Ainsi signé : Par le roy en son conseil, ouquel vous, l’evesque d’Evreux17, les sires du Lude18, gouverneur du Dauphiné, d’Argenton19 et autres estoient. — J. Maure.


1 Charles II d’Anjou, comte du Maine et de Mortain, vicomte de Châtellerault, etc., fils de Charles Ier mort le 10 avril 1473 et d’Isabelle de Luxembourg, seconde fille de Pierre Ier de Luxembourg, comte de Saint-Pol et de Brienne. Son oncle, le roi René, après le décès de son petit-fils, Nicolas d’Anjou, duc de Lorraine, de Bar et de Calabre (24 juillet 1473, cf. vol. précédent, p. 250, note), l’ayant institué son héritier au royaume de Naples, il prit le titre de duc de Calabre, sous lequel il est le plus souvent désigné dans les textes de l’époque. On le trouve qualifié aussi, après la mort de son oncle Charles IV, roi de Naples, de Sicile et de Jérusalem. C’est au mois de juillet 1480 que Charles II, comte du Maine, succéda aux états et seigneuries du roi René ; le 10 décembre 1481, à Marseille, il fit son testament par lequel il instituait Louis XI son héritier universel, et il mourut le lendemain, âgé de trente-cinq ans, sans postérité de Jeanne de Lorraine, fille aînée de Ferry II de Lorraine, comte de Vaudémont, qu’il avait épousée par contrat passé à Troyes, le 21 janvier 1473.

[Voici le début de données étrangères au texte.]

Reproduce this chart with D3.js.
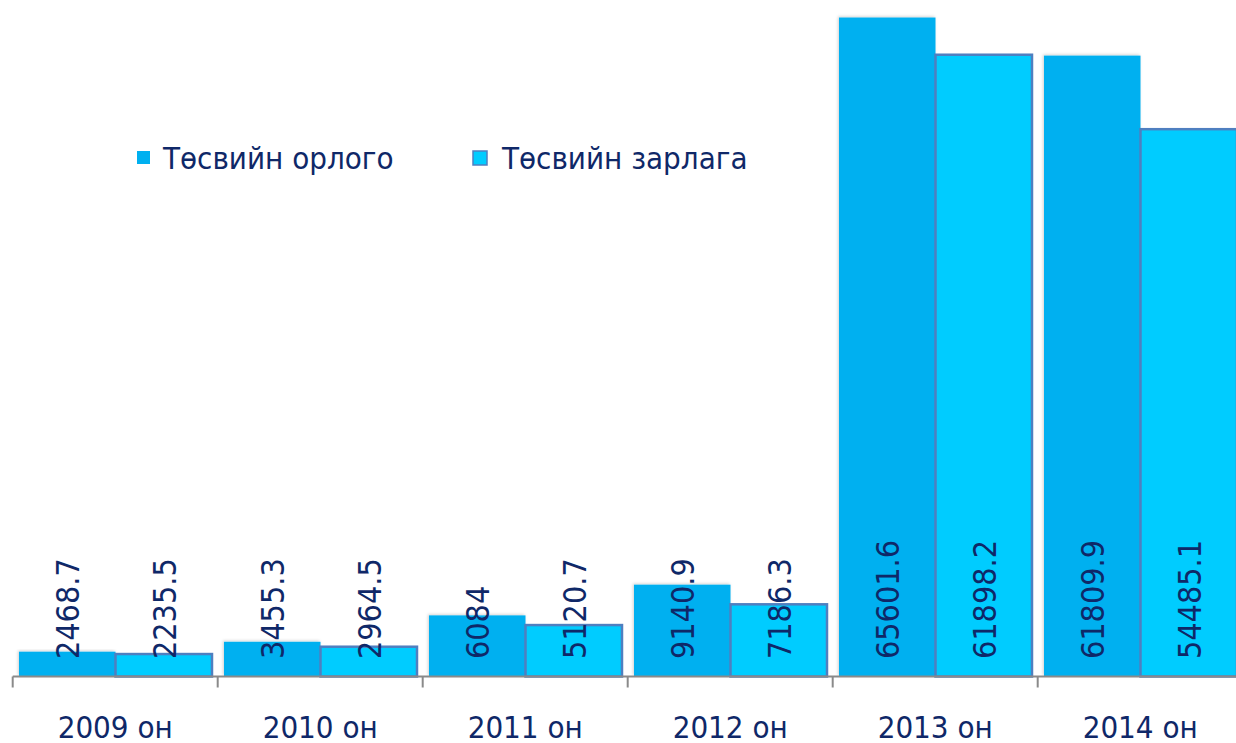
<!DOCTYPE html>
<html>
<head>
<meta charset="utf-8">
<script src="https://cdn.jsdelivr.net/npm/d3@7"></script>
<style>
  body { margin: 0; background: #fff; }
  text { font-family: "DejaVu Sans Condensed", "DejaVu Sans", sans-serif; fill: #0f2868; }
</style>
</head>
<body>
<div id="chart"></div>
<script>
// data
var categories = ["2009 он", "2010 он", "2011 он", "2012 он", "2013 он", "2014 он"];
var seriesNames = ["Төсвийн орлого", "Төсвийн зарлага"];
var income = [2468.7, 3455.3, 6084, 9140.9, 65601.6, 61809.9];
var expense = [2235.5, 2964.5, 5120.7, 7186.3, 61898.2, 54485.1];

var width = 1236, height = 743;
var baseY = 676.5;

var colors = ["#00b0f0", "#00ccff"];
var strokes = [null, "#4f7fc0"];

var svg = d3.select("#chart")
  .append("svg")
    .attr("width", width)
    .attr("height", height);

// faint shadow behind the income bars
var defs = svg.append("defs");
defs.append("filter")
    .attr("id", "shadow")
    .attr("x", "-10%").attr("y", "-10%")
    .attr("width", "120%").attr("height", "120%")
  .append("feDropShadow")
    .attr("dx", -1).attr("dy", -1)
    .attr("stdDeviation", 1.5)
    .attr("flood-color", "#000")
    .attr("flood-opacity", 0.18);

// scales
var x0 = d3.scaleBand()
  .domain(categories)
  .range([12.7, 12.7 + 205 * categories.length])
  .padding(0);

var x1 = d3.scaleBand()
  .domain([0, 1])
  .range([6.3, 205 - 5.7])
  .padding(0);

var y = d3.scaleLinear()
  .domain([0, 70000])
  .range([baseY, baseY - 70000 * 0.010045]);

var rows = categories.map(function(c, i) {
  return { cat: c, vals: [income[i], expense[i]] };
});

// bars
var group = svg.append("g")
  .selectAll("g")
  .data(rows)
  .enter()
  .append("g")
    .attr("transform", function(d) { return "translate(" + x0(d.cat) + ",0)"; });

group.selectAll("rect")
  .data(function(d) { return d.vals.map(function(v, s) { return { v: v, s: s }; }); })
  .enter()
  .append("rect")
    .attr("x", function(d) { return x1(d.s); })
    .attr("y", function(d) { return y(d.v); })
    .attr("width", x1.bandwidth())
    .attr("height", function(d) { return baseY - y(d.v); })
    .attr("fill", function(d) { return colors[d.s]; })
    .attr("stroke", function(d) { return strokes[d.s] || "none"; })
    .attr("stroke-width", 2.5)
    .attr("filter", function(d) { return d.s == 0 ? "url(#shadow)" : null; });

// value labels, rotated, starting near the base
group.selectAll("text")
  .data(function(d) { return d.vals.map(function(v, s) { return { v: v, s: s }; }); })
  .enter()
  .append("text")
    .attr("transform", function(d) {
      return "translate(" + (x1(d.s) + x1.bandwidth() / 2 + 1) + "," + 659 + ") rotate(-90)";
    })
    .attr("text-anchor", "start")
    .attr("dominant-baseline", "central")
    .style("font-size", "32px")
    .text(function(d) { return d.v; });

// x axis
var axis = d3.axisBottom(x0).tickSize(0).tickPadding(0);
var axisG = svg.append("g")
    .attr("transform", "translate(0," + baseY + ")")
    .call(axis);
axisG.select(".domain").remove();
axisG.append("line")
    .attr("x1", 12.7).attr("x2", width)
    .attr("stroke", "#8a8a8a")
    .attr("stroke-width", 2);
axisG.selectAll(".sep")
  .data(d3.range(categories.length + 1))
  .enter()
  .append("line")
    .attr("x1", function(i) { return 12.7 + 205 * i; })
    .attr("x2", function(i) { return 12.7 + 205 * i; })
    .attr("y1", 0).attr("y2", 11)
    .attr("stroke", "#8a8a8a")
    .attr("stroke-width", 2);
axisG.selectAll(".tick text")
    .attr("y", 61)
    .attr("dy", 0)
    .style("font-size", "31px")
    .style("fill", "#0f2868");

// legend
var legendX = [137, 473];
var legend = svg.append("g")
  .selectAll("g")
  .data(seriesNames)
  .enter()
  .append("g")
    .attr("transform", function(d, i) { return "translate(" + legendX[i] + ",151)"; });

legend.append("rect")
    .attr("width", function(d, i) { return i == 0 ? 13 : 14; })
    .attr("height", function(d, i) { return i == 0 ? 13 : 14; })
    .attr("fill", function(d, i) { return colors[i]; })
    .attr("stroke", function(d, i) { return strokes[i] || "none"; })
    .attr("stroke-width", 1.5);

legend.append("text")
    .attr("x", function(d, i) { return i == 0 ? 26 : 29; })
    .attr("y", 7)
    .attr("dominant-baseline", "central")
    .style("font-size", "31px")
    .text(function(d) { return d; });
</script>
</body>
</html>
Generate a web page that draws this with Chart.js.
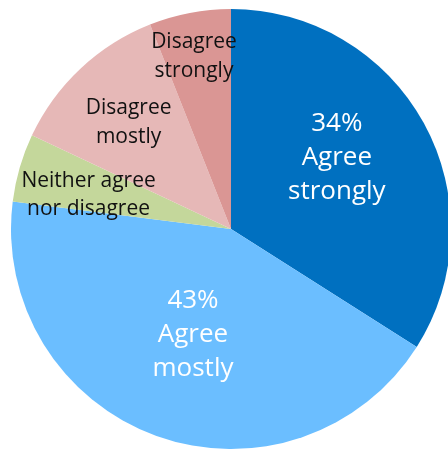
<!DOCTYPE html>
<html>
<head>
<meta charset="utf-8">
<script src="https://cdn.jsdelivr.net/npm/chart.js@4/dist/chart.umd.min.js"></script>
<style>
  html, body { margin: 0; padding: 0; background: #fff; overflow: hidden; }
  #wrap { position: absolute; left: 0; top: 0; width: 462px; height: 458px; }
</style>
</head>
<body>
<div id="wrap"><canvas id="pieChart" width="462" height="458"></canvas></div>
<script>
// data
const categories = ["Agree strongly", "Agree mostly", "Neither agree nor disagree", "Disagree mostly", "Disagree strongly"];
const values = [34, 43, 5, 12, 6];
const labelLines = [
    ["Agree", "strongly"],
    ["Agree", "mostly"],
    ["Neither agree", "nor disagree"],
    ["Disagree", "mostly"],
    ["Disagree", "strongly"],
];
const showPercent = [true, true, false, false, false];

// label style per slice (white big text on blues, dark text on the rest)
const labelStyle = [
    { color: "#ffffff", size: 26, lineH: 34, r: 0.58, dx: -6, dy: -10 },
    { color: "#ffffff", size: 26, lineH: 34, r: 0.51, dx: 0, dy: 0 },
    { color: "#111111", size: 21, lineH: 28, r: 0.66, dx: -3, dy: 7 },
    { color: "#111111", size: 21, lineH: 29, r: 0.68, dx: 0, dy: 3 },
    { color: "#111111", size: 21, lineH: 29, r: 0.80, dx: -4, dy: 0 },
];

const sliceLabels = {
    id: "sliceLabels",
    afterDatasetsDraw(chart) {
        const ctx = chart.ctx;
        const meta = chart.getDatasetMeta(0);
        const total = values.reduce((a, b) => a + b, 0);
        meta.data.forEach((arc, i) => {
            const p = arc.getProps(["x", "y", "startAngle", "endAngle", "outerRadius"], true);
            const mid = (p.startAngle + p.endAngle) / 2;
            const st = labelStyle[i];
            const cx = p.x + Math.cos(mid) * p.outerRadius * st.r + st.dx;
            const cy = p.y + Math.sin(mid) * p.outerRadius * st.r + st.dy;
            let lines = labelLines[i].slice();
            if (showPercent[i]) lines.unshift(Math.round(values[i] / total * 100) + "%");
            ctx.save();
            ctx.fillStyle = st.color;
            ctx.font = st.size + "px 'Open Sans', sans-serif";
            ctx.textAlign = "center";
            ctx.textBaseline = "middle";
            const top = cy - (lines.length - 1) * st.lineH / 2;
            lines.forEach((t, k) => ctx.fillText(t, cx, top + k * st.lineH));
            ctx.restore();
        });
    },
};

new Chart(document.getElementById("pieChart"), {
    type: "pie",
    data: {
        labels: categories,
        datasets: [
            {
                data: values,
                backgroundColor: ["#0070C0", "#6BBEFF", "#C4D79B", "#E6B8B7", "#DA9694"],
                borderWidth: 0,
            },
        ],
    },
    options: {
        responsive: false,
        animation: false,
        devicePixelRatio: 1,
        layout: { padding: { top: 9, bottom: 9, left: 0, right: 0 } },
        plugins: {
            legend: { display: false },
            tooltip: { enabled: false },
        },
    },
    plugins: [sliceLabels],
});
</script>
</body>
</html>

Ce personnage nous intéresse spécialement à cause de ses possessions poitevines, la vicomté de Châtellerault, les baronnies de Civray, Melle, Saint-Maixent, Chizé, etc. Cependant il convient de reconnaître que les faits relatés dans les présentes lettres d’abolition relèvent plutôt de l’histoire générale et que, par suite, on n’aurait pu nous savoir mauvais gré de ne pas les comprendre dans notre publication. Ce qui nous décide à en donner le texte, c’est que plusieurs gentilshommes de la maison ou de l’entourage du duc de Calabre, appartenant à des familles du Poitou, furent compromis dans les machinations, les menées et les intrigues reprochées à ce prince. Deux sont nommés dans ces lettres d’octobre 1475 : Renaud de Velort et Guillaume de Verruyes. Un autre, Pierre de Dercé, obtint personnellement des lettres d’abolition, le 21 juin 1476, dans lesquelles il est question aussi des agissements de Joachim Rouault, maréchal de France, et de la condamnation à mort du même Renaud de Velort. Or, les lettres d’octobre 1475 et celles du 21 juin 1476 s’éclairent ou se complètent l’une par l’autre, et il est bon d’avoir toute facilité de se reporter du premier texte au second, ou du second au premier, surtout quand il s’agit, comme c’est ici le cas, d’intrigues fort compliquées entre de multiples personnages, dont les intérêts ne sont pas toujours complètement identiques, et qu’il y a lieu de dissiper bien des obscurités.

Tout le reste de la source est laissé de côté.